Simplicity is an acquired taste. Mankind, left free, instinctively complicates life.
The real drawback to the simple life is that it is not simple. If you are living it, you positively can do nothing else. There is not time.
There is no morality by instinct. There is no social salvation in the end without taking thought; without mastery of logic and application of logic to human experience.
Conventional manners are a kind of literacy test for the alien who comes among us.
Originality usually amounts only to plagiarizing something unfamiliar.
The only glory most of us have to hope for is the glory of being normal.
men demand everything and are not satisfied until sex blinds them into thinking they have got it.
There are inquiries which are a sort of moral burglary.
It is not permissible to lie merely to save one's face. But it is sometimes permissible to lie to save another person's face.
Each man's private conscience ought to be a nice little self-registering thermometer: he ought to carry his moral code incorruptibly and explicitly within himself, and not care what the world thinks. The mass of human beings, however, are not made that way; and many people have been saved from crime or sin by the simple dislike of doing things they would not like to confess.
No fashion has ever been created expressly for the lean purse or for the fat woman: the dressmaker's ideal is the thin millionaires.
There are only three things worthwhile -- fighting, drinking, and making love.
No convention gets to be a convention at all except by grace of a lot of clever and powerful people first inventing it, and then imposing it on others. You can be pretty sure, if you are strictly conventional, that you are following genius--a long way off.
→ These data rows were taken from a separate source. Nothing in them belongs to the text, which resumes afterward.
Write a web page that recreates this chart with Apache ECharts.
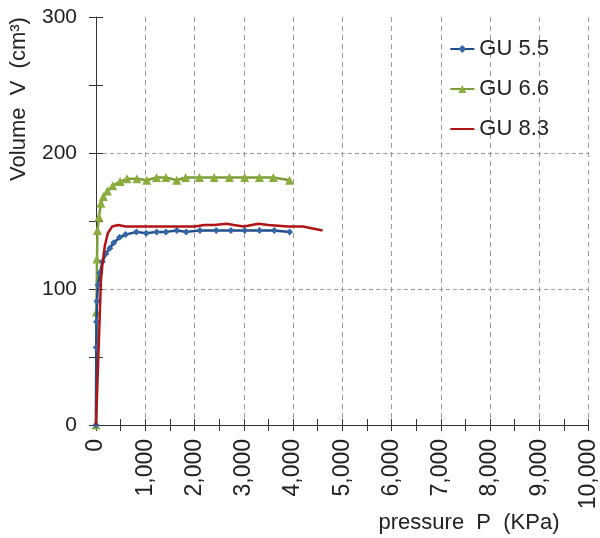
<!DOCTYPE html>
<html>
<head>
<meta charset="utf-8">
<script src="https://cdn.jsdelivr.net/npm/echarts@6/dist/echarts.min.js"></script>
<style>
  html, body { margin: 0; padding: 0; background: #fff; }
  #chart { width: 600px; height: 538px; }
</style>
</head>
<body>
<div id="chart"></div>
<script>
// pressure (KPa) / volume (cm3)
const gu55P = [0, 5, 10, 20, 40, 80, 130, 200, 280, 360, 480, 600, 820, 1020, 1230, 1420, 1640, 1830, 2110, 2440, 2740, 3020, 3320, 3620, 3930]
const gu55V = [0, 57, 76, 91, 103, 112, 120, 126, 130, 134, 138, 140, 142, 141, 142, 142, 143, 142, 143, 143, 143, 143, 143, 143, 142]

const gu66P = [0, 10, 20, 30, 60, 100, 150, 230, 340, 490, 630, 830, 1030, 1230, 1420, 1640, 1820, 2100, 2400, 2710, 3020, 3320, 3600, 3930]
const gu66V = [0, 83, 122, 143, 153, 163, 168, 172, 176, 179, 181, 181, 180, 182, 182, 180, 182, 182, 182, 182, 182, 182, 182, 180]

const gu83P = [0, 100, 130, 180, 240, 330, 450, 600, 800, 1000, 1200, 1400, 1600, 1800, 2000, 2200, 2400, 2650, 2800, 3000, 3300, 3500, 3900, 4200, 4600]
const gu83V = [0, 106, 118, 132, 141, 146, 147, 146, 146, 146, 146, 146, 146, 146, 146, 147, 147, 148, 147, 146, 148, 147, 146, 146, 143]

const xTicks = [0, 1000, 2000, 3000, 4000, 5000, 6000, 7000, 8000, 9000, 10000]
const yTicks = [0, 100, 200, 300]

const pairs = (xs, ys) => xs.map((x, i) => [x, ys[i]])

const chart = echarts.init(document.getElementById('chart'))

const labelFont = 'Liberation Sans, Arial, sans-serif'
const tickLine = { color: '#333', width: 1 }

const option = {
  animation: false,
  textStyle: { fontFamily: labelFont },
  grid: { left: 96, right: 10, top: 17, bottom: 113 },
  legend: {
    orient: 'vertical',
    right: 46,
    top: 33,
    itemWidth: 24,
    itemHeight: 10,
    itemGap: 18,
    textStyle: { fontSize: 22, color: '#222', fontFamily: labelFont },
    data: [
      'GU 5.5',
      'GU 6.6',
      { name: 'GU 8.3', itemStyle: { opacity: 0 } },
    ],
  },
  xAxis: [
    {
      type: 'value',
      position: 'bottom',
      min: xTicks[0],
      max: xTicks[xTicks.length - 1],
      interval: 1000,
      axisLine: { show: true, onZero: false, lineStyle: tickLine },
      axisTick: { show: true, length: 6, lineStyle: tickLine },
      minorTick: { show: true, splitNumber: 2, length: 6, lineStyle: tickLine },
      axisLabel: {
        rotate: 90,
        margin: 14,
        fontSize: 23,
        color: '#222',
        formatter: (v) => v.toLocaleString('en-US'),
      },
      splitLine: {
        show: true,
        lineStyle: { color: '#9a9a9a', type: [5, 4], width: 1 },
      },
    },
    {
      type: 'value',
      position: 'bottom',
      min: xTicks[0],
      max: xTicks[xTicks.length - 1],
      interval: 1000,
      axisLine: { show: false, onZero: false },
      axisTick: { show: true, inside: true, length: 6, lineStyle: tickLine },
      minorTick: { show: true, splitNumber: 2, length: 6, lineStyle: tickLine },
      axisLabel: { show: false },
      splitLine: { show: false },
    },
  ],
  yAxis: [
    {
      type: 'value',
      position: 'left',
      min: yTicks[0],
      max: yTicks[yTicks.length - 1],
      interval: 100,
      axisLine: { show: true, onZero: false, lineStyle: tickLine },
      axisTick: { show: true, length: 7, lineStyle: tickLine },
      minorTick: { show: true, splitNumber: 2, length: 7, lineStyle: tickLine },
      axisLabel: { margin: 19, fontSize: 21, color: '#222' },
      splitLine: {
        show: true,
        lineStyle: {
          color: ['transparent', '#9a9a9a', '#9a9a9a', 'transparent'],
          type: [4, 3],
          width: 1,
        },
      },
    },
    {
      type: 'value',
      position: 'left',
      min: yTicks[0],
      max: yTicks[yTicks.length - 1],
      interval: 100,
      axisLine: { show: false, onZero: false },
      axisTick: { show: true, inside: true, length: 7, lineStyle: tickLine },
      minorTick: { show: true, splitNumber: 2, length: 7, lineStyle: tickLine },
      axisLabel: { show: false },
      splitLine: { show: false },
    },
  ],
  graphic: [
    {
      type: 'text',
      x: 19,
      y: 99,
      rotation: Math.PI / 2,
      style: {
        text: 'Volume  V  (cm³)',
        fontSize: 22,
        fontFamily: labelFont,
        fill: '#222',
        textAlign: 'center',
        textVerticalAlign: 'middle',
      },
    },
    {
      type: 'text',
      x: 469,
      y: 523,
      style: {
        text: 'pressure  P  (KPa)',
        fontSize: 22,
        fontFamily: labelFont,
        fill: '#222',
        textAlign: 'center',
        textVerticalAlign: 'middle',
      },
    },
  ],
  series: [
    {
      name: 'GU 5.5',
      type: 'line',
      data: pairs(gu55P, gu55V),
      symbol: 'diamond',
      symbolSize: 7,
      itemStyle: { color: '#3566a8' },
      lineStyle: { color: '#1f4d8a', width: 2.5 },
      z: 3,
    },
    {
      name: 'GU 6.6',
      type: 'line',
      data: pairs(gu66P, gu66V),
      symbol: 'triangle',
      symbolSize: 9,
      itemStyle: { color: '#8aad3e' },
      lineStyle: { color: '#7c9e38', width: 2.5 },
      z: 2,
    },
    {
      name: 'GU 8.3',
      type: 'line',
      data: pairs(gu83P, gu83V),
      symbol: 'none',
      itemStyle: { color: '#b01515' },
      lineStyle: { color: '#b01515', width: 2.5 },
      z: 4,
    },
  ],
}

chart.setOption(option)
</script>
</body>
</html>
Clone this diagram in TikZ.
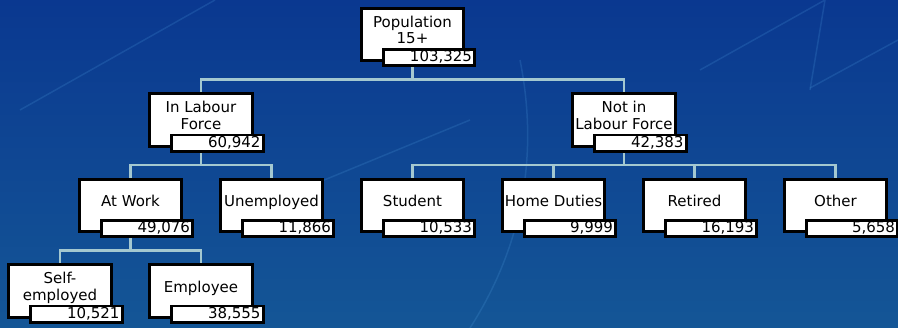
\documentclass[tikz,border=0pt]{standalone}
\usepackage{fontspec}
\setmainfont{DejaVu Sans}
\definecolor{bgtop}{RGB}{10,56,144}
\definecolor{bgbot}{RGB}{20,86,150}
\definecolor{linkc}{RGB}{164,200,208}
\definecolor{streak}{RGB}{80,160,225}
\tikzset{
  catbox/.style={rectangle, draw=black, fill=white, line width=2.6pt,
    minimum width=102.5pt, minimum height=52.5pt, inner sep=0pt,
    align=center, text depth=9pt, font=\fontsize{15}{16.5}\selectfont},
  numbox/.style={rectangle, draw=black, fill=white, line width=2.6pt,
    minimum width=91.5pt, minimum height=0pt, inner xsep=2.75pt, inner ysep=1.2pt,
    text width=86pt, align=right, text height=11pt, text depth=3pt,
    font=\fontsize{15}{16}\selectfont},
  streakline/.style={draw=streak, opacity=0.2, line width=1.5pt},
}
\begin{document}
\begin{tikzpicture}
      [level distance=85.5pt,
      every node/.style={catbox},
      level 1/.style={sibling distance=423pt},
      level 2/.style={sibling distance=141pt},
      level 3/.style={sibling distance=141pt},
      edge from parent/.style={draw=linkc, line width=2.4pt},
      edge from parent path={(\tikzparentnode.south) |- ([yshift=13pt]\tikzchildnode.north) -- (\tikzchildnode.north)},
      ]
      % background
      \shade[top color=bgtop, bottom color=bgbot] (0,0) rectangle (898pt,-328pt);
      \useasboundingbox (0,0) rectangle (898pt,-328pt);
      \draw[streakline] (20pt,-110pt) -- (215pt,0pt);
      \draw[streakline] (700pt,-70pt) -- (825pt,0pt) -- (810pt,-90pt);
      \draw[streakline] (810pt,-88pt) -- (898pt,-40pt);
      \draw[streakline] (470pt,-328pt) .. controls (520pt,-250pt) and (540pt,-160pt) .. (520pt,-60pt);
      \draw[streakline] (300pt,-190pt) -- (470pt,-120pt);
      \node (pop) at (412.5pt,-34.5pt) {Population\\15+}
        child {node (lab) {In Labour\\Force}
          child {node (work) {At Work}
            child {node (self) {Self-\\employed}}
            child {node (employee) {Employee}}}
          child {node (unemp) {Unemployed}}}
        child {node (nolab) {Not in\\Labour Force}
          child {node (student) {Student}}
          child {node (home) {Home Duties}}
          child {node (retired) {Retired}}
          child {node (other) {Other}}};
      % counts
      \foreach \who/\amount in {pop/{103,325}, lab/{60,942}, nolab/{42,383},
          work/{49,076}, unemp/{11,866}, student/{10,533}, home/{9,999},
          retired/{16,193}, other/{5,658}, self/{10,521}, employee/{38,555}}
        \node[numbox, anchor=south east] (\who-n) at ([xshift=11pt,yshift=-5pt]\who.south east) {\amount};
      \end{tikzpicture}
\end{document}
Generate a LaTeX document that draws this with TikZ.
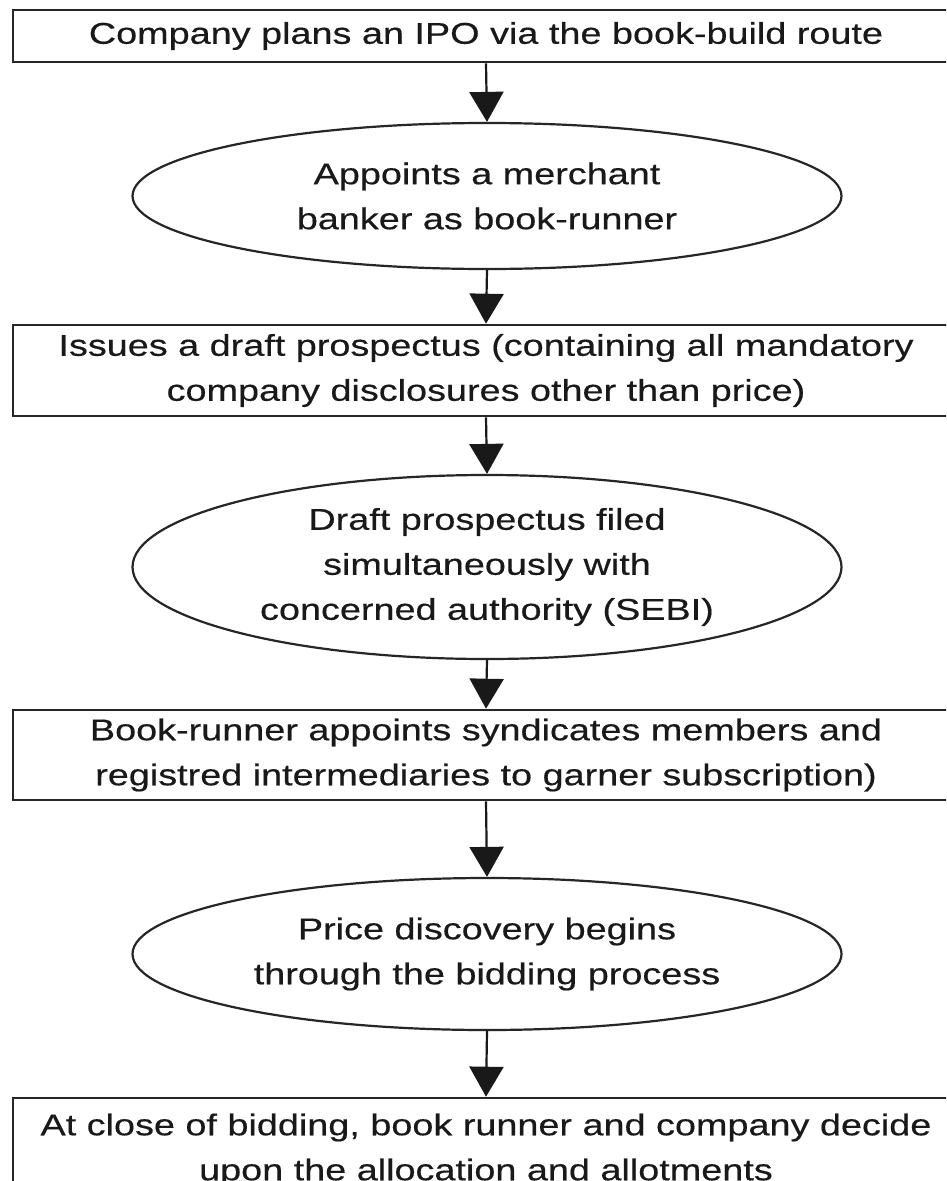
\documentclass[tikz,border=0pt]{standalone}
\usepackage{fontspec}
\setmainfont{Liberation Sans}[FakeStretch=1.26,FakeBold=0.4]
\usetikzlibrary{shapes.geometric,arrows.meta}
\tikzset{
  stepbox/.style={draw=black!85, line width=2.6pt, rectangle, minimum width=946pt,
    inner sep=0pt, align=center, font=\flowfont, text=black!90},
  stepoval/.style={draw=black!85, line width=2.2pt, ellipse, minimum width=709pt,
    inner sep=0pt, align=center, font=\flowfont, text=black!90},
  flowarrow/.style={draw=black!90, line width=2.2pt,
    -{Triangle[width=34pt,length=30pt]}}
}
\newcommand{\flowfont}{\fontsize{30}{45}\selectfont}
\begin{document}
\begin{tikzpicture}[x=1pt,y=-1pt]
  \useasboundingbox (0,0) rectangle (946,1181);
  \clip (0,0) rectangle (946,1181);
  \fill[white] (0,0) rectangle (946,1181);

  \node[stepbox, minimum height=52pt] (b1) at (486,36)
    {Company plans an IPO via the book-build route};
  \node[stepoval, minimum height=146pt] (e1) at (487,196)
    {Appoints a merchant\\banker as book-runner};
  \node[stepbox, minimum height=91pt] (b2) at (486,370.5)
    {Issues a draft prospectus (containing all mandatory\\company disclosures other than price)};
  \node[stepoval, minimum height=184pt] (e2) at (487,567)
    {Draft prospectus filed\\simultaneously with\\concerned authority (SEBI)};
  \node[stepbox, minimum height=90pt] (b3) at (486,755)
    {Book-runner appoints syndicates members and\\registred intermediaries to garner subscription)};
  \node[stepoval, minimum height=152pt] (e3) at (487,954)
    {Price discovery begins\\through the bidding process};
  \node[stepbox, minimum height=104pt] (b4) at (486,1150)
    {At close of bidding, book runner and company decide\\upon the allocation and allotments};

  \draw[flowarrow] (b1.south) -- (e1.north);
  \draw[flowarrow] (e1.south) -- (b2.north);
  \draw[flowarrow] (b2.south) -- (e2.north);
  \draw[flowarrow] (e2.south) -- (b3.north);
  \draw[flowarrow] (b3.south) -- (e3.north);
  \draw[flowarrow] (e3.south) -- (b4.north);
\end{tikzpicture}
\end{document}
And unless you are a genius yourself, that is a good thing to do.
Ignorance of what real learning is, and a consequent suspicion of it; materialism, and a consequent intellectual laxity, both of these have done destructive work in the colleges.
Some of the men and women who will not say in so many words the thing which is not, will deliberately give a false impression. They are not the servants of truth; they are the parasites of truth.
The past is discredited because it is not modern. Not to be modern is the great sin. So, perhaps, it is. But every one has, in his day, been modern. And surely even modernity is a poor thing beside immortality. Since we must all die, is it not perhaps better to be a dead lion than a living dog?
[Science] has challenged the super-eminence of religion; it has turned all philosophy out of doors except that which clings to its skirts; it has thrown contempt on all learning that does not depend on it; and it has bribed the skeptics by giving us immense material comforts.
The indiscreet questioner - and by indiscreet questions I mean questions which it is not conceivably a man's duty either to the community or to any individual to answer - is a marauder, and there is every excuse for treating him as such.
For never doubt that those souls who live least by the flesh feel themselves most defiled by its defilement.
... if a person is to be unconventional, he must be amusing or he is intolerable: for, in the nature of the case, he guarantees you nothing but amusement. He does not guarantee you any of the little amenities by which society has assured itself that, if it must go to sleep, it will at least sleep in a comfortable chair.
The very notion of tabu is one of the rightest notions in the world. Better any old tabu than none, for a man cannot be said to be"on the side of the stars" at all, unless he makes refusals.
The insidiousness of science lies in its claim to be not a subject, but a method.
... it is a great mistake to confuse conventionality with simplicity ... it takes a good deal of intelligence and a great many inhibitions to follow a social code.
The principle of fashion is . . . the principle of the kaleidoscope. A new year can only bring us a new combination of the same elements; and about once in so often we go back and begin again.
I have always, privately and humbly, thought it a pity that so good a word [as culture] should go out of the best vocabularies; for when you lose an abstract term, you are apt to lose the thing it stands for.